The other difference on the above list is that in several cases, the bus systems primarily—or only—serve the city, with a separate system (or systems) serving outlying areas. For the top-eight systems (in red), only the MBTA, SEPTA, WMATA (DC) and King County Metro (Seattle) serve the whole area, the rest are augmented by suburban systems (Pace in Chicago, several agencies in LA, New York and the Bay Area). For Chicago and San Francisco, I added in other agencies (Pace in Chicago, AC Transit, Golden Gate Transit and SamTrans in San Francisco, since all serve the City there; shown in orange) and it brings their passengers per bus rate in line with other systems.
In fact, it’s interesting that once this adjustment has been made, there are no high outliers: the top systems fall between 375 and 460 riders per bus. There are outliers on the lower end. WMATA is lower by quite a bit, and Seattle lower still; it’s possible the fleet size data there I am using isn’t perfect, or that they have different utilization rates. In DC, there are poor transfers between buses and trains, and rail service carries the bulk of passengers. I’m not sure about Seattle, but it has a very small rail system relative to any other system on the list.
In any case, it’s all apples to oranges because Boston is relatively unique among these systems. The buses are mainly set up as rail transit feeders (this is the case really nowhere else, at least to the extent that BERy was built on subway-surface stations), the system is region-wide, so lower-ridership suburban routes skew the numbers and buses do not carry the majority of riders. If this was a Venn Diagram of cities with more rail than bus passengers and a single region-wide bus and rail provider, only the T and DC would be in the middle. And the T does far better at bus utilization, it seems, than DC, and while Boston’s system was mostly built to integrate surface and subway lines, DC’s Metro was built long after the bus lines had already been established (mostly as streetcar lines, of course). So with the nearest we can get to an apples-to-apples comparison (apples-to-pears, perhaps?), Boston is far more efficient.
So, the T needs more buses. Except for San Francisco, the T, at ±1000 buses, has by far the smallest bus fleet of these top-8 cities (and San Francisco—with 800 buses—only has a 50 square mile service area; about the size of Boston proper; AC Transit alone has another 550). Cities outside the top-8 don’t have the same sort of capacity constraints the T (and other major bus systems) see on a daily basis. In Minneapolis, for example, the busiest bus route runs every 6 minutes.

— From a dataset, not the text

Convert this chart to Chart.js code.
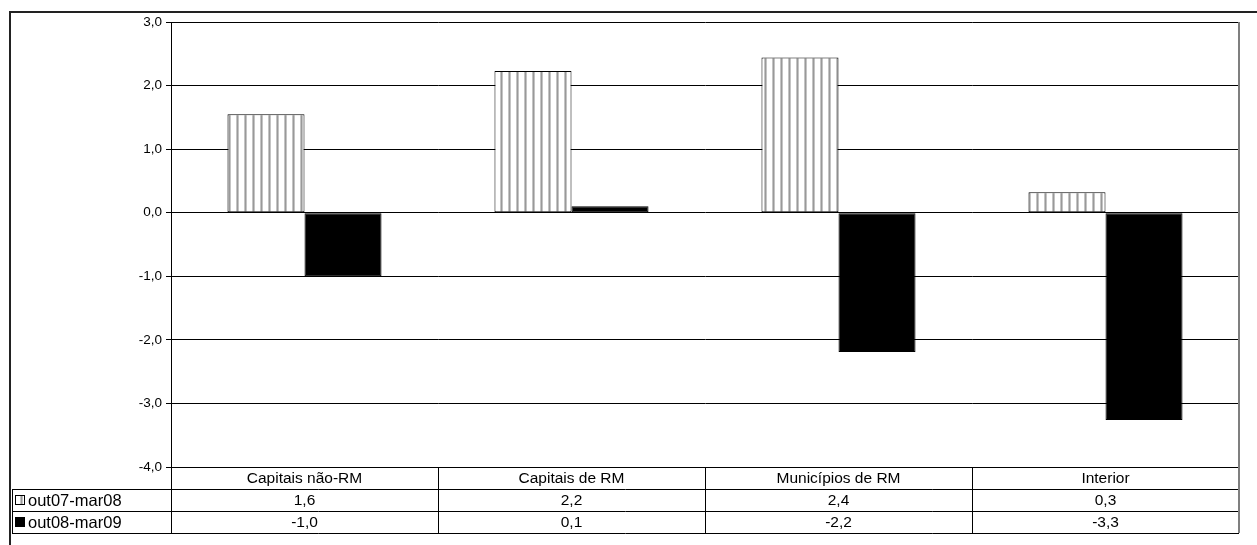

In Boston, several routes—the aforementioned 111, the not-even-key 7—run every 3 to 4 minutes at rush hour, and they’re packed.
Having more buses would allow more operational flexibility: a route like the 70, which could see many of its problems solved with a couple of extra buses, could see such service without worrying about where to put them. But that’s easier said than done: finding land for a new or expanded bus depot isn’t an easy proposition, especially when existing land, in many cases near transit nodes, has high value. Still, ordering new buses is faster than new rail cars (one year lead time instead of half a decade) and having enough vehicles would have a positive impact not only during irregular operations, but on routes which are overcrowded right now. Buses can be procured off the shelf for $500,000 each. A $50 million capital investment for 100 buses—plus the cost of space to service new buses, of course—could have a quick but lasting impact.